Working with Legacy Code

Do you work with legacy code? You might ask, what legacy code is. It is a good question with many different answers:

-          Code which is using outdated languages, technologies, libraries, APIs, e.g. COBOL programs;

-          Old code

-          Code which was written by another team or developer

-          Code which has no documented requirements

-          Code not covered with automated tests

-          Messy code

-          Any code (“code becomes legacy as soon as it is written”)

So the definition is a little bit vague. Usually legacy code has few of these properties: old code, written by developers who no longer work for the company, without documented requirements, without tests, built on top of an old technology platform.

Code becomes legacy very quickly naturally, and it takes much effort from engineers to prevent it: update technology stack, write tests, keep code, tests and documentation in sync; generally, paying tech debt in time. Unfortunately, not many do it, and half a century of software engineering leads to the world where most of the code is legacy.

But why legacy code is so bad thing? Primarily, because it makes code changes very expensive. Old technology stack means that hiring a new engineer is hard, and engineers are more expensive. Messy code means that engineers should spend more time to understand the code and make appropriate changes. Code change in one place can easily break something in other parts of the program. Without tests it is hard to find these bugs: QA team will have to make regression testing manually, it can take days, and raises costs of development significantly. No big changes, because everyone is afraid to touch the code. Development is slow, no frequent releases, time to market is high.

What can be done to improve the code?

-          Just rewrite everything from scratch

It is tempting to kill the code and rewrite from scratch, using shiny new technologies, covered with tests, with good design. But it can take huge amount of time, probably years. It would be hard to get resources for such a project.

Meanwhile you continue to support current legacy system, make changes there. Each change you should make twice.
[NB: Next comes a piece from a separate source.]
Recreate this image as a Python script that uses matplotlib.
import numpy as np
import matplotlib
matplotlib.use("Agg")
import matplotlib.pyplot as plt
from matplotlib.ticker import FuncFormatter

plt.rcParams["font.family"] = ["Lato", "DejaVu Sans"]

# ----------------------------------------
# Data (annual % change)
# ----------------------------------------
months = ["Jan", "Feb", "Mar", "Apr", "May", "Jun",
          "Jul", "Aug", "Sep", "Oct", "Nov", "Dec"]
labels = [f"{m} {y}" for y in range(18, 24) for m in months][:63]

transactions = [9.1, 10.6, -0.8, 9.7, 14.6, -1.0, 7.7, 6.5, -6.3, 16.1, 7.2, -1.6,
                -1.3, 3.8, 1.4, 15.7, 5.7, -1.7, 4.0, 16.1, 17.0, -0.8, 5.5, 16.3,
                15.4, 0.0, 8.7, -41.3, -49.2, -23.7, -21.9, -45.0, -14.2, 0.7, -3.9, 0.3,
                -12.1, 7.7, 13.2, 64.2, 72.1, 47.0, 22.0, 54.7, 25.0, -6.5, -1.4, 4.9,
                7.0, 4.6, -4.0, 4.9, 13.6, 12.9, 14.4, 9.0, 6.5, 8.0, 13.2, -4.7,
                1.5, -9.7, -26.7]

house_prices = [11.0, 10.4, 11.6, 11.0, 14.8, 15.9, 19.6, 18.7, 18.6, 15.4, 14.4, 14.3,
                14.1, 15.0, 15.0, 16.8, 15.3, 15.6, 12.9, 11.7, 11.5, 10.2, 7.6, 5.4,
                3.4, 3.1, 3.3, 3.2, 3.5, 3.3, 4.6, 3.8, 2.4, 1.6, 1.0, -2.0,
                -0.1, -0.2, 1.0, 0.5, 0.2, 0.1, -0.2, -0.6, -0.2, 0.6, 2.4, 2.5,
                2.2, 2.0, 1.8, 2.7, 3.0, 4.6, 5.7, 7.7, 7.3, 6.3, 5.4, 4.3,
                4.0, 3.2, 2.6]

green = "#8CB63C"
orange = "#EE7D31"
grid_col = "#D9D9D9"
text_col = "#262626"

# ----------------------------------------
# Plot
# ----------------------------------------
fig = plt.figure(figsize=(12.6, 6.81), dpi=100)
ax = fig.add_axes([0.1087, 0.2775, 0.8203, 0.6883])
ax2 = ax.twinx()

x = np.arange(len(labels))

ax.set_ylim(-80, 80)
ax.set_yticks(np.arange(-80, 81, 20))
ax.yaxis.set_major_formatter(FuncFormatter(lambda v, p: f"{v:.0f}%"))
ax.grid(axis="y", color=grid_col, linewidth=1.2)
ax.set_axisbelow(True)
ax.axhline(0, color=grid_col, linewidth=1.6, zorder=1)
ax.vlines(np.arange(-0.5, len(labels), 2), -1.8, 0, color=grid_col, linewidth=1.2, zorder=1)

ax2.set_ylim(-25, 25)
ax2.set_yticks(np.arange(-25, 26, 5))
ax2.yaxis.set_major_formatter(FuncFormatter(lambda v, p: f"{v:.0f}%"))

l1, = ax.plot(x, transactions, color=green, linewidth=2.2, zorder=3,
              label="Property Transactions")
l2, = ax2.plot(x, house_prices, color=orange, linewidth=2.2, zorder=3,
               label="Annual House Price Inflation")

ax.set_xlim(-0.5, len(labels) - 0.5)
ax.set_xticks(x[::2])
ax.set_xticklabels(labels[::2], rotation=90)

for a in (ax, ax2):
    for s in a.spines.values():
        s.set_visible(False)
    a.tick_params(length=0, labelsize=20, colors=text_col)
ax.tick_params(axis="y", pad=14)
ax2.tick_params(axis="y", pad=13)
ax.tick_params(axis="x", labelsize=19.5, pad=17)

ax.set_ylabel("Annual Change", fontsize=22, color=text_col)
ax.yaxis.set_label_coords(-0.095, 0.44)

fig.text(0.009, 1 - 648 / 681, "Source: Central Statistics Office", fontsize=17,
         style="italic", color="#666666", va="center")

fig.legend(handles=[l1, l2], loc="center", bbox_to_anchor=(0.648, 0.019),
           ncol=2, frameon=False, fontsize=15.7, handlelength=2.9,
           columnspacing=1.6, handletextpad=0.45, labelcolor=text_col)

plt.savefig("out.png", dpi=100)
Such rewriting is a good opportunity to review the requirements, and remove old stuff which is no longer relevant to your business goals. Downside is that you probably do not know about old useful undocumented requirements. For some applications you can make beta testing to get feedback about missing functionality. For customer facing applications it might be harder to find missing requirements: you only see that metrics like conversion or retention rate gets worse but do not know why.

You will also come up with technical problems which were already solved in previous system, but got forgotten. For example some external API you use throws errors on some inputs and you should build a workaround. Or some library you use for data access caches stored procedure signature internally, and you should reset the cache when signature changes to prevent errors.

-          Rewrite module by module

It can be harder technically if you have monolith application: instead of writing good code from scratch you will have to refactor existing messy code to be able to break it into modules. And then, when an interface for a module is defined, you can rewrite the module from scratch using the same interface. It looks like multiple iterations of previous scenario: you will review requirements, rebuild the module, find that something is missing, and fix the bugs.

But it is certainly less risky, and easier to troubleshoot. And probably cheaper, because fewer changes will need to be done twice (in old and in new code).

-          Gradually improve code

In this case you always have one system. You just constantly improve the code: break into modules, cover with tests, refactor, remove unused code, etc.

It is less risky. Each change is very small, you can test it, you can measure business impact of each change and it is easy to isolate issues. But you will carry burden of all the old, possibly not relevant, requirements, unless you put some effort to analyze business impact of various features of the product and remove useless ones.

What is your experience? Which ways of improving legacy code did you use, and what were the consequences?